* [Exercise prompt]:
Write out, word for word, every line from the first one through the line that holds "minutes = np.append(np.arange(0, 1440, 5), 1439)", and nothing else; skip the pictures.

* [Dataset extract]:
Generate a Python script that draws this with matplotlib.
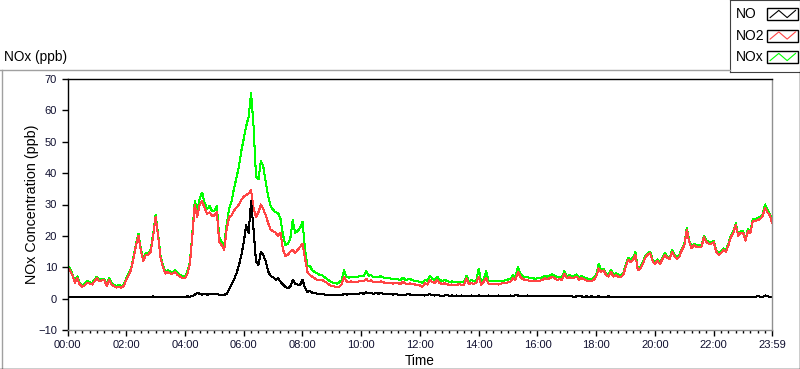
import numpy as np
import matplotlib
matplotlib.use("Agg")
import matplotlib.pyplot as plt
from matplotlib.patches import Rectangle
from matplotlib.lines import Line2D

plt.rcParams['font.family'] = ['Liberation Sans', 'DejaVu Sans']
plt.rcParams['font.size'] = 8

# sample times in minutes after midnight (5 min steps, last sample 23:59)
minutes = np.append(np.arange(0, 1440, 5), 1439)

# NO (ppb), one row per hour
no = [
    0.6, 0.5, 0.4, 0.5, 0.6, 0.5, 0.4, 0.5, 0.6, 0.5, 0.4, 0.5,
    0.5, 0.6, 0.5, 0.4, 0.6, 0.5, 0.5, 0.4, 0.5, 0.6, 0.5, 0.4,
    0.5, 0.6, 0.5, 0.5, 0.4, 0.6, 0.5, 0.6, 0.5, 0.5, 0.6, 0.7,
    0.6, 0.5, 0.6, 0.5, 0.6, 0.5, 0.6, 0.5, 0.6, 0.6, 0.5, 0.6,
    0.6, 0.7, 0.6, 0.8, 1.2, 1.9, 1.5, 1.3, 1.6, 1.2, 1.5, 1.4,
    1.4, 1.6, 1.2, 1.0, 1.2, 1.5, 3.0, 4.5, 6.0, 8.0, 10.5, 13.8,
    18.0, 23.4, 21.0, 31.0, 22.0, 12.0, 10.7, 15.0, 13.9, 11.8, 8.6, 7.2,
    6.8, 6.0, 6.5, 5.4, 4.5, 3.8, 3.3, 3.8, 6.0, 4.8, 4.5, 4.3,
    6.0, 3.5, 2.2, 2.5, 1.9, 1.7, 1.6, 1.5, 1.4, 1.3, 1.2, 1.2,
    1.2, 1.1, 1.2, 1.3, 1.2, 1.4, 1.3, 1.4, 1.5, 1.6, 1.5, 1.6,
    1.7, 1.6, 2.0, 1.8, 1.7, 1.6, 1.7, 1.6, 1.7, 1.6, 1.5, 1.4,
    1.4, 1.3, 1.4, 1.3, 1.2, 1.3, 1.2, 1.4, 1.3, 1.2, 1.2, 1.1,
    1.2, 1.1, 1.0, 1.2, 1.4, 1.1, 1.0, 1.1, 1.0, 0.9, 1.0, 1.1,
    0.9, 1.0, 0.9, 1.0, 0.8, 1.0, 0.9, 0.8, 0.9, 1.0, 0.9, 0.8,
    1.0, 0.9, 0.8, 0.9, 1.0, 0.9, 0.8, 0.9, 1.0, 0.9, 0.8, 0.9,
    0.9, 1.0, 0.9, 1.1, 1.0, 0.9, 0.8, 0.9, 1.0, 0.9, 0.9, 0.8,
    0.8, 0.9, 0.8, 0.7, 0.9, 0.8, 0.7, 0.8, 0.9, 0.8, 0.7, 0.8,
    0.7, 0.8, 0.7, 0.6, 0.7, 0.8, 0.7, 0.6, 0.7, 0.6, 0.7, 0.6,
    0.6, 0.7, 0.6, 0.5, 0.6, 0.7, 0.6, 0.5, 0.6, 0.5, 0.6, 0.5,
    0.5, 0.6, 0.5, 0.6, 0.4, 0.5, 0.6, 0.5, 0.4, 0.5, 0.6, 0.5,
    0.5, 0.4, 0.5, 0.6, 0.5, 0.4, 0.5, 0.6, 0.5, 0.4, 0.5, 0.4,
    0.5, 0.4, 0.5, 0.6, 0.4, 0.5, 0.4, 0.5, 0.6, 0.4, 0.5, 0.4,
    0.4, 0.5, 0.4, 0.5, 0.4, 0.5, 0.6, 0.5, 0.4, 0.5, 0.4, 0.5,
    0.5, 0.4, 0.6, 0.5, 0.6, 0.5, 0.8, 0.6, 0.5, 1.0, 0.8, 0.5,
    0.4,
]

# NO2 (ppb)
no2 = [
    10.0, 9.0, 7.5, 5.0, 6.5, 4.5, 3.8, 4.2, 5.0, 4.8, 4.5, 5.5,
    6.5, 5.5, 5.8, 6.0, 4.0, 6.0, 4.5, 4.0, 3.5, 3.8, 3.5, 4.0,
    6.0, 7.5, 9.3, 13.0, 17.0, 20.0, 15.0, 12.0, 14.0, 14.0, 15.0, 20.0,
    26.0, 20.0, 13.0, 10.0, 8.0, 8.5, 8.0, 8.0, 8.5, 7.5, 7.0, 6.5,
    6.5, 8.0, 11.0, 20.0, 30.0, 26.0, 30.0, 31.0, 29.0, 27.0, 27.5, 26.5,
    26.5, 27.5, 18.0, 17.0, 15.5, 22.0, 26.0, 26.5, 28.0, 29.0, 30.0, 31.5,
    32.5, 33.0, 33.5, 34.5, 29.0, 26.0, 27.5, 30.0, 28.5, 26.5, 24.0, 22.0,
    21.5, 21.0, 20.0, 21.0, 15.7, 13.5, 14.0, 15.0, 15.5, 14.5, 15.5, 16.5,
    17.5, 13.0, 8.5, 7.6, 7.0, 6.5, 6.0, 5.8, 6.0, 5.5, 5.0, 4.4,
    4.0, 3.9, 3.6, 3.8, 4.5, 7.0, 5.5, 5.3, 5.5, 5.2, 5.3, 5.5,
    5.5, 5.6, 6.3, 5.5, 5.8, 5.2, 5.3, 5.2, 5.5, 5.2, 5.0, 5.1,
    5.0, 4.8, 5.0, 4.9, 4.7, 5.4, 4.8, 4.7, 4.9, 4.6, 4.5, 4.4,
    4.2, 3.8, 4.9, 4.5, 5.9, 5.3, 4.9, 5.9, 5.0, 4.7, 4.9, 4.6,
    4.4, 4.5, 4.3, 4.4, 4.6, 4.4, 4.4, 6.5, 4.6, 4.9, 4.7, 5.0,
    7.0, 4.4, 5.4, 6.5, 4.8, 4.6, 4.7, 4.6, 4.5, 4.8, 4.9, 5.0,
    5.2, 5.4, 6.5, 6.0, 8.5, 7.0, 6.2, 6.0, 5.8, 5.7, 5.7, 5.5,
    5.7, 5.7, 6.0, 6.5, 6.2, 6.5, 7.0, 6.5, 6.0, 6.2, 6.0, 8.0,
    6.5, 6.8, 6.5, 6.7, 7.0, 6.0, 6.5, 6.2, 5.8, 5.6, 5.5, 6.0,
    7.0, 9.6, 8.6, 9.0, 7.5, 7.0, 8.6, 7.0, 7.5, 7.0, 6.8, 7.5,
    10.0, 12.4, 11.7, 12.2, 14.0, 9.0, 9.4, 11.0, 13.0, 14.0, 14.5, 12.0,
    11.0, 12.0, 11.0, 12.5, 14.0, 13.0, 12.5, 15.0, 13.5, 12.5, 13.5, 15.5,
    17.0, 22.0, 18.0, 16.0, 17.0, 16.5, 16.5, 16.5, 19.6, 18.0, 17.5, 17.5,
    18.0, 15.0, 14.0, 14.5, 15.5, 15.0, 17.0, 19.6, 21.0, 23.5, 20.0, 21.0,
    21.0, 18.5, 21.6, 21.0, 24.8, 24.8, 25.0, 25.4, 26.4, 29.0, 27.5, 26.4,
    24.0,
]

# NOx (ppb)
nox = [
    10.6, 9.5, 7.9, 5.5, 7.1, 5.0, 4.2, 4.7, 5.6, 5.3, 4.9, 6.0,
    7.0, 6.1, 6.3, 6.4, 4.6, 6.5, 5.0, 4.4, 4.0, 4.4, 4.0, 4.4,
    6.5, 8.1, 9.8, 13.5, 17.4, 20.6, 15.5, 12.6, 14.5, 14.5, 15.6, 20.7,
    26.6, 20.5, 13.6, 10.5, 8.6, 9.0, 8.6, 8.5, 9.1, 8.1, 7.5, 7.1,
    7.1, 8.7, 11.6, 20.8, 31.2, 28.0, 32.0, 33.8, 30.6, 28.5, 29.5, 28.0,
    28.0, 29.5, 19.5, 18.0, 17.0, 23.5, 28.5, 31.0, 35.0, 38.5, 42.0, 47.0,
    51.0, 55.0, 58.0, 65.5, 55.0, 39.0, 38.0, 44.0, 42.0, 37.0, 32.5, 29.5,
    28.3, 27.5, 27.3, 25.5, 20.5, 17.0, 17.5, 19.0, 25.0, 21.0, 21.5, 22.5,
    24.5, 16.0, 10.5, 10.5, 9.0, 8.5, 8.1, 7.5, 7.4, 6.8, 6.3, 5.6,
    5.2, 5.0, 4.8, 5.2, 5.9, 9.0, 6.8, 6.7, 7.0, 6.8, 6.8, 7.1,
    7.2, 7.2, 8.7, 7.3, 7.5, 6.8, 7.0, 6.8, 7.2, 6.8, 6.5, 6.5,
    6.4, 6.1, 6.4, 6.2, 5.9, 6.7, 6.0, 6.1, 6.2, 5.8, 5.7, 5.5,
    5.4, 4.9, 5.9, 5.7, 7.3, 6.4, 5.9, 7.0, 6.0, 5.6, 5.9, 5.7,
    5.3, 5.5, 5.2, 5.4, 5.4, 5.4, 5.3, 7.3, 5.5, 5.9, 5.6, 5.8,
    9.5, 5.3, 6.2, 8.7, 5.8, 5.5, 5.5, 5.5, 5.5, 5.7, 5.7, 5.9,
    6.1, 6.4, 7.4, 6.9, 10.0, 7.9, 7.1, 6.9, 6.8, 6.6, 6.6, 6.3,
    6.5, 6.5, 6.8, 7.3, 7.0, 7.3, 7.8, 7.3, 6.9, 7.0, 6.8, 8.8,
    7.2, 7.5, 7.2, 7.3, 7.7, 6.8, 7.2, 6.8, 6.5, 6.2, 6.2, 6.7,
    7.6, 11.0, 9.2, 9.6, 8.1, 7.6, 9.2, 7.6, 8.1, 7.6, 7.4, 8.1,
    10.5, 13.0, 12.4, 13.0, 14.8, 9.5, 9.9, 11.5, 13.6, 14.5, 15.0, 12.5,
    11.5, 12.5, 11.5, 13.1, 14.5, 13.5, 13.0, 15.5, 14.0, 13.0, 14.0, 16.0,
    17.5, 22.5, 18.5, 16.6, 17.4, 17.0, 17.0, 17.1, 20.0, 18.5, 18.0, 18.0,
    18.4, 15.5, 14.4, 15.0, 16.0, 15.5, 17.6, 20.1, 21.4, 24.0, 20.4, 21.5,
    21.5, 18.9, 22.2, 21.5, 25.4, 25.3, 25.8, 26.0, 26.9, 30.0, 28.3, 26.9,
    24.4,
]

series = [("NO", no, "black"), ("NO2", no2, "#ff4444"), ("NOx", nox, "#00ff00")]

major_min = list(range(0, 1440, 120)) + [1439]
major_lbl = ["%02d:00" % (m // 60) for m in major_min[:-1]] + ["23:59"]

W, H = 800, 369
fig = plt.figure(figsize=(W / 100, H / 100), dpi=100)

# outer panel frame (grey top/left, black bottom/right)
fig.add_artist(Line2D([0, 730 / W], [1 - 69.5 / H] * 2, color="#a0a0a0", lw=1))
fig.add_artist(Line2D([1.5 / W] * 2, [1 - 69.5 / H, 0], color="#a0a0a0", lw=1))
fig.add_artist(Line2D([0, 1], [0.5 / H] * 2, color="black", lw=1))
fig.add_artist(Line2D([799.5 / W] * 2, [0, 1 - 72 / H], color="black", lw=1))
fig.text(4 / W, 1 - 57 / H, "NOx (ppb)", ha="left", va="center", fontsize=9.8)

ax = fig.add_axes([67.5 / W, 1 - 330 / H, (772 - 67.5) / W, (330 - 79) / H])
for name, vals, col in series[::-1]:
    ax.plot(minutes, vals, color=col, lw=0.75, antialiased=False)

ax.set_xlim(0, 1439)
ax.set_ylim(-10, 70)
ax.set_yticks(range(-10, 71, 10))
ax.set_xticks(major_min)
ax.set_xticklabels(major_lbl)
ax.set_xticks(range(0, 1440, 15), minor=True)
ax.tick_params(axis="both", which="major", length=4, width=1, color="black", labelcolor="#101030")
ax.tick_params(axis="y", pad=3.5)
ax.tick_params(axis="x", which="major", pad=3)
ax.tick_params(axis="x", which="minor", length=2.2, width=1, color="black")
for side, col in [("left", "black"), ("top", "black"), ("right", "#909090"), ("bottom", "#909090")]:
    ax.spines[side].set_color(col)
    ax.spines[side].set_linewidth(1)
ax.set_ylabel("NOx Concentration (ppb)", fontsize=10.3)
ax.yaxis.set_label_coords(-0.0405, 0.5)
ax.set_xlabel("Time", fontsize=9.8)
ax.xaxis.set_label_coords(0.5, -0.094)

# legend panel
lg = fig.add_axes([730 / W, 1 - 72 / H, 70 / W, 72 / H])
lg.set_xlim(730, 800)
lg.set_ylim(72, 0)
lg.set_xticks([])
lg.set_yticks([])
for s in lg.spines.values():
    s.set_color("#404040")
zig_x = np.array([0.1, 0.38, 0.65, 0.92])
zig_y = np.array([0.2, 0.8, 0.2, 0.8])
for i, (name, vals, col) in enumerate(series):
    yc = 14 + i * 21.5
    lg.text(736, yc, name, ha="left", va="center", fontsize=10)
    lg.add_patch(Rectangle((767, yc - 6), 31, 12, fill=False, ec="black", lw=1))
    lg.plot(767 + zig_x * 31, yc + 6 - zig_y * 12, color=col, lw=0.8)

fig.savefig("out.png", dpi=100)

* [Expected answer]:
Generate a Python script that draws this with matplotlib.
import numpy as np
import matplotlib
matplotlib.use("Agg")
import matplotlib.pyplot as plt
from matplotlib.patches import Rectangle
from matplotlib.lines import Line2D

plt.rcParams['font.family'] = ['Liberation Sans', 'DejaVu Sans']
plt.rcParams['font.size'] = 8

# sample times in minutes after midnight (5 min steps, last sample 23:59)
minutes = np.append(np.arange(0, 1440, 5), 1439)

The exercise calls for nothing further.